Using Meditation as a Medicine?

by meditative - September 16th, 2015

In brief, our involuntary nervous system or our autonomic nervous system (ANS) is made up of two subsystems… the parasympathetic nervous system and the sympathetic nervous system.  Our ANS mainly is a control system functioning below the level of consciousness affecting heart rate, digestion, respiration rate, salivation, perspiration, etc. Breathing is an exception to being completely involuntary as it works in tandem with the conscious mind. In the context of our meditation practice, both of these two subsystems are relevant.

Most are familiar with the sympathetic nervous system, which promotes a “fight or flight” response, and corresponds with increased arousal levels in the body. In our modern day lives, many of us are overwhelmed with constant stimuli and stressors that foster a continual state of readiness– for emergencies or external threats that aren’t really there, but don’t seem to go away. As a result, the sympathetic nervous system becomes out of balance and never fully relaxes. It could be argued that many of the “ills” that plague our modern society represent over-activity of the sympathetic nervous system. For e.g. high blood pressure, irregular heart beats, disturbances of digestion, etc.- functional problems due to physiological imbalances resulting from what Dr. Andrew Weil calls “increased sympathetic tone.”

A routine practice of meditation helps us to engage its balancing partner- the parasympathetic nervous system, which promotes a “rest and digest” or “relaxation response” (Herbert Benson), and induces calming of the nerves, a return to regular function, as well as enhances digestion. The breath work in our practice is a very effective medium for stimulating or activating this relaxation response and balancing the over-activity of the sympathetic nervous system.

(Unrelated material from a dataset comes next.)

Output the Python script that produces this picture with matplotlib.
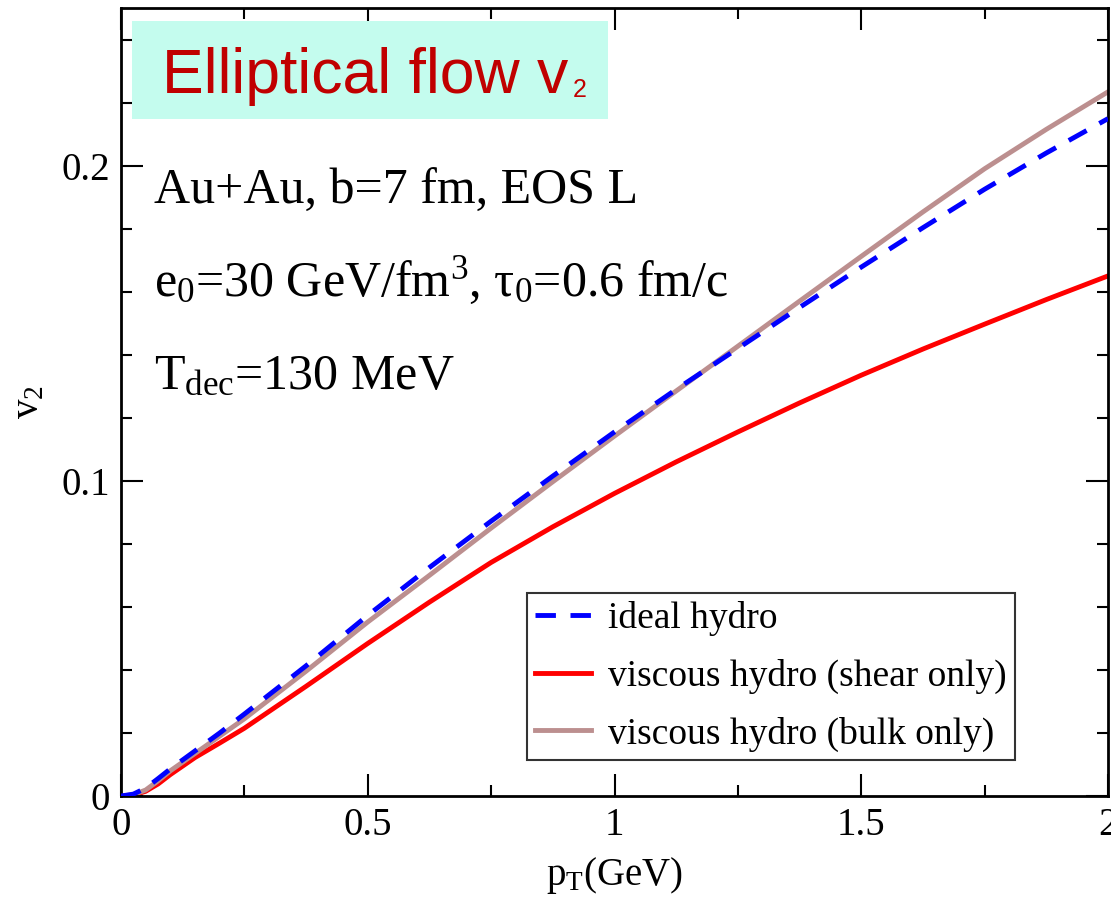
import matplotlib
matplotlib.use("Agg")
import matplotlib.pyplot as plt
from matplotlib.patches import Rectangle
from matplotlib.ticker import MultipleLocator

plt.rcParams['font.family'] = ['Liberation Serif', 'DejaVu Serif']
plt.rcParams['mathtext.fontset'] = 'custom'
plt.rcParams['mathtext.rm'] = 'Liberation Serif'
plt.rcParams['mathtext.it'] = 'Liberation Serif:italic'

# pT grid (GeV) and v2
pt = [0, 0.025, 0.05, 0.075, 0.1, 0.15, 0.2, 0.25, 0.375, 0.5, 0.625, 0.75,
      0.875, 1.0, 1.125, 1.25, 1.375, 1.5, 1.625, 1.75, 1.875, 2.0]
v2_ideal = [0, 0.0006, 0.0025, 0.0055, 0.0086, 0.0143, 0.0200, 0.0260, 0.0413,
            0.0573, 0.0725, 0.0872, 0.1015, 0.1155, 0.1290, 0.1420, 0.1550,
            0.1678, 0.1803, 0.1925, 0.2040, 0.2149]
v2_shear = [0, 0.0003, 0.0015, 0.0038, 0.0068, 0.0122, 0.0168, 0.0215, 0.0348,
            0.0484, 0.0615, 0.0741, 0.0854, 0.0960, 0.1060, 0.1155, 0.1247,
            0.1335, 0.1418, 0.1497, 0.1575, 0.1650]
v2_bulk = [0, 0.0004, 0.0019, 0.0048, 0.0080, 0.0135, 0.0190, 0.0245, 0.0396,
           0.0552, 0.0700, 0.0850, 0.0997, 0.1142, 0.1285, 0.1427, 0.1570,
           0.1712, 0.1853, 0.1990, 0.2115, 0.2234]

labels = ['ideal hydro', 'viscous hydro (shear only)', 'viscous hydro (bulk only)']

fig = plt.figure(figsize=(11.11, 9.11), dpi=100)
ax = fig.add_axes([121 / 1111, 115 / 911, 987 / 1111, 788 / 911])

ax.plot(pt, v2_ideal, color='#0000ff', lw=3.5, dashes=(4.2, 3), label=labels[0], zorder=3)
ax.plot(pt, v2_shear, color='#ff0000', lw=3.5, label=labels[1], zorder=2)
ax.plot(pt, v2_bulk, color='#bc8f8f', lw=3.5, label=labels[2], zorder=2)

ax.set_xlim(0, 2)
ax.set_ylim(0, 0.25)
ax.xaxis.set_major_locator(MultipleLocator(0.5))
ax.xaxis.set_minor_locator(MultipleLocator(0.25))
ax.yaxis.set_major_locator(MultipleLocator(0.1))
ax.yaxis.set_minor_locator(MultipleLocator(0.02))
ax.set_xticks([0, 0.5, 1, 1.5, 2], ['0', '0.5', '1', '1.5', '2'])
ax.set_yticks([0, 0.1, 0.2], ['0', '0.1', '0.2'])
ax.tick_params(which='both', direction='in', top=True, right=True,
               labelsize=28, width=1.5, pad=8)
ax.tick_params(which='major', length=16)
ax.tick_params(which='minor', length=8)
for s in ax.spines.values():
    s.set_linewidth(2)

ax.set_xlabel(r'$\mathregular{p_T}$(GeV)', fontsize=28, labelpad=8)
ax.set_ylabel(r'$\mathregular{v_2}$', fontsize=28, labelpad=10)

leg = ax.legend(loc='lower right', bbox_to_anchor=(0.906, 0.046), fontsize=27,
                frameon=True, fancybox=False, edgecolor='black', handlelength=1.5,
                handletextpad=0.45, borderpad=0.22, labelspacing=0.6, borderaxespad=0)
leg.get_frame().set_linewidth(1.5)

# parameter text
fs = 36
ax.text(0.033, 0.751, 'Au+Au, b=7 fm, EOS L', transform=ax.transAxes, fontsize=fs)
ax.text(0.033, 0.634, r'$\mathregular{e_0}$=30 GeV/fm$\mathregular{^3}$, $\mathregular{\tau_0}$=0.6 fm/c',
        transform=ax.transAxes, fontsize=fs)
ax.text(0.033, 0.517, r'$\mathregular{T_{dec}}$=130 MeV', transform=ax.transAxes, fontsize=fs)

# title banner
fig.patches.append(Rectangle((132 / 1111, 1 - 119 / 911), 476 / 1111, 98 / 911,
                             transform=fig.transFigure, facecolor='#c4fcee',
                             edgecolor='none', zorder=5))
fig.text(162 / 1111, 1 - 93 / 911, 'Elliptical flow v', family='Liberation Sans',
         fontsize=45, color='#c00000', zorder=6)
fig.text(573 / 1111, 1 - 97 / 911, '2', family='Liberation Sans',
         fontsize=18, color='#c00000', zorder=6)

fig.savefig('out.png', dpi=100)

The scientific community has proven that for those who meditate on a routine (i.e. daily) basis, you will see a slowing of heart & respiratory rates, calming of digestive movement, and decreases in blood pressure, etc. From a medical perspective, what’s very useful here is the relationship of the relaxation response in decreasing the chronic, nervous, driving of the cardiovascular and digestive systems (Andrew Weil, M.D.). This can be enormously beneficial in all diseases that have a stress component- or all diseases where there is an autonomic nervous system imbalance. In the least, a regular practice of daily meditation and breathing exercises will assist you through the activation of the relaxation response in changing the balance between the parasympathetic and sympathetic nervous systems.

Both the deep meanings of medicine and meditation are derived from the Indo-European root of “med” or  “to measure”. In the context of both disciplines, they reflect the view that physical health is to be regarded as the outcome of a state of “right inward measure” (David Bohm) of all parts and processes of the body…

Indeed, the practice of meditation may ultimately some day be pervasively regarded in Integrative Medicine as a complementary approach to helping restore the right inward measure of mind, body, and spirit.